The California Supreme Court, applying the Chambers rule, concluded the trial judge had made an erroneous decision in disallowing the testimony of a witness who wanted to implicate a third party.  In other words , the judge committed error.  But the appellate court read the entire trial record and concluded the error harmless.  The 9th Circuit panel agreed the state court found trial error, but it was not harmless and overruled the state court.

This is arrogance on display.  Why should the 9th Circuit, repeatedly warned to be deferential to state courts in federal habeas hearings, be allowed to simply reach a different conclusion than  the state supreme court on the same trial record?  

To summarize: the state court said the trial court erred in refusing to allow tesitmony based on hearsay because it was not trustworthy, but the trial record was not sufficiently prejudicial to warrant a reversal.  According to the 9th Circuit panel, who never saw any witnesses at trial, thought it was prejudicial.

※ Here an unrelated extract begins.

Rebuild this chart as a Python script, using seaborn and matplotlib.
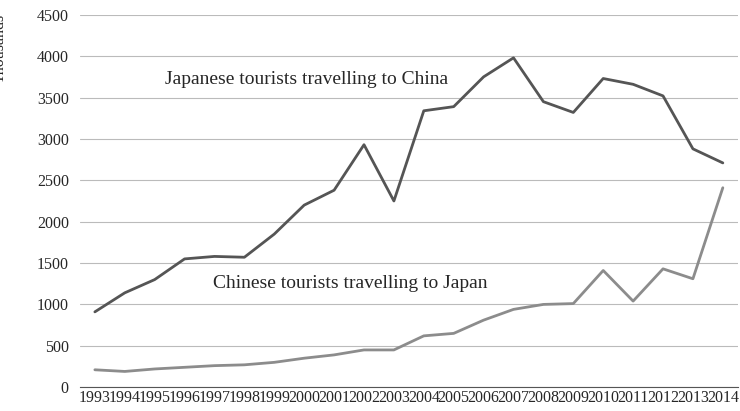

Determining whether to allow a witness to testify that a third party confessed to the crime alleged against the defendant is not confined just to testimony.  The record of the witness, i.e., when did he report the confession to police- if ever- and other evidence in the trial all must be considered before the court admitts the testimony. 

The 9th Cricut panel, never having tried a criminal case, has no understanding of trials, as it has repeatedly proven.

 Cudjo is just another subjective opinion.  Ready for rehearing or Cert.